What are some ways to learn French language in France?
How to learn French language in France is through immersion. One of the best ways to learn a new language is to go on a travel adventure to the country of the language you want to learn. The reason is because you will be integrating your daily life with the language learning.
In my case I wanted to learn French. I had only taken 2 years of German in High School. And that didn’t necessarily make me fluent in German even when I visited Austria or Germany. But as an adult I wanted to take up French because I traveled to France so many times. How to learn the french language in France was becoming a new focus for me.
So in 2010 I decided to enroll my family in a French language school in Perpignan, France. Perpignan is in the south of France, in the Catalonia region near the border of Spain. My daughter was 16 at the time and had already been taking French in her school back home. My husband and I never took any French language courses other than a Pimsleur CD audio course I purchased to listen to while we drove around town.
We went to the ALFMED school for 2 weeks. Our teacher, Natalie, was wonderful and quite experienced in teaching French. She gave us daily 1-hour lessons to learn. Our lessons were supplemented with city excursions to local historical sites. We made friends with a lot of our classmates, some we are still friends with to this day. It was an enriching experience and totally worth the cost!
But I still couldn’t speak French as I had no one back home to practice speaking it with in their native tongue. I then took 2 semesters of an online French language course at my local community college. The accompanying book with its CD was helpful at least for the first semester of learning the basics like the alphabet. By the second semester my mind was a bit boggled with learning how the French speak their numbering system. For example you learn that the 70’s require you to think to say how they think they speak it. (Boggled yet?) 70 is 60 + 10. 70 is pronounced soixante-dix (60+10). 80 is pronounced quatre-vingts or 4 x 20. 90 is pronounced quatre-vingt-dix or 4 x 20 +10. The next time I went to France I still couldn’t count my change or pay the bill but I knew I had to do something.
I looked into Alliance Francaise next. There was a local office in my hometown. But that got me to consider looking into Alliance Francaise in Paris since I was making so many yearly trips to Paris. In November 2014 I enrolled for 6 private one-on-one lessons at AF Paris. Admittedly I was a bit intimidated to join a full class at first. My teacher said I had a basic understanding of French and my accent was good. She encouraged me to join an A1 level (not complete beginner) course in progress. There were 10 students in class ranging from age 16 to 75. From Colombia, Spain, Iraq, Russia, USA, Brazil, Iran. It was quite diverse which I think made it so interesting. Yet we were all helping each other as we stumbled upon words and phrases. AF teachers only speak in French. You have to start learning right away. It is language learning through immersion – not only in class – but as soon as you walk out on the street and go to catch the bus or grab a bite to eat you start practicing your basic French right away.
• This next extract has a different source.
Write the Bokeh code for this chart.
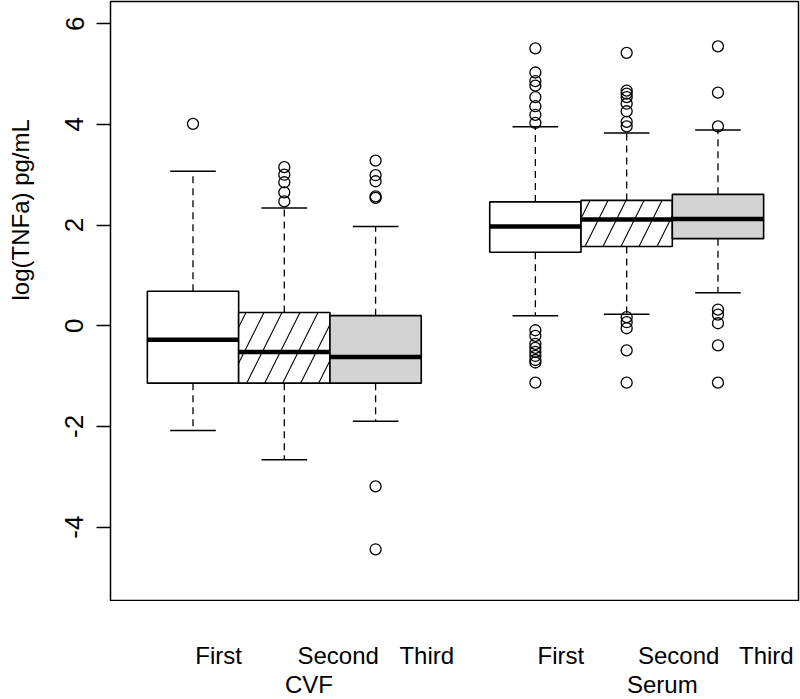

There are a lot of different French language learning schools in France. Ideally you look for ones that are FLE certified. The Sorbonne University offers a French language course with French civilization culture history.
Keep in mind that if you are a U.S. citizen you can only be in France (or other European countries) for up to 90 days without a visa. If you plan on staying longer you have to apply for a visa. But to enroll in a French language course for several months or up to a year requires you first go to CampusFrance and apply. Once you are approved your next step is to apply for the visa at your nearest consulate. You cannot apply for the visa more than 3 months out and you can’t apply until you have enrolled and paid for the course at a school in France. And your school course must be full-time from 20-25 hours per week for more than 3 months.
Once you have the student visa and you travel to France you have to register your visa at an OFII office in France within a week of your arrival. This makes everything official and it also allows you to work up to 20 hours a week should you desire to do so. But you will be so busy with a full-time 20-25 hours a week school schedule you won’t have much time for anything else save for socializing.
As a follow-up to my efforts at learning the French language while in France I downloaded a cool app that I found helps keep me practicing. It is the Michel Thomas French language course. There are several other French language apps that help you learn on the fly. I recommend try out as many as you can to find the one that suits your learning needs best.
Bonne chance d’apprendre la langue française!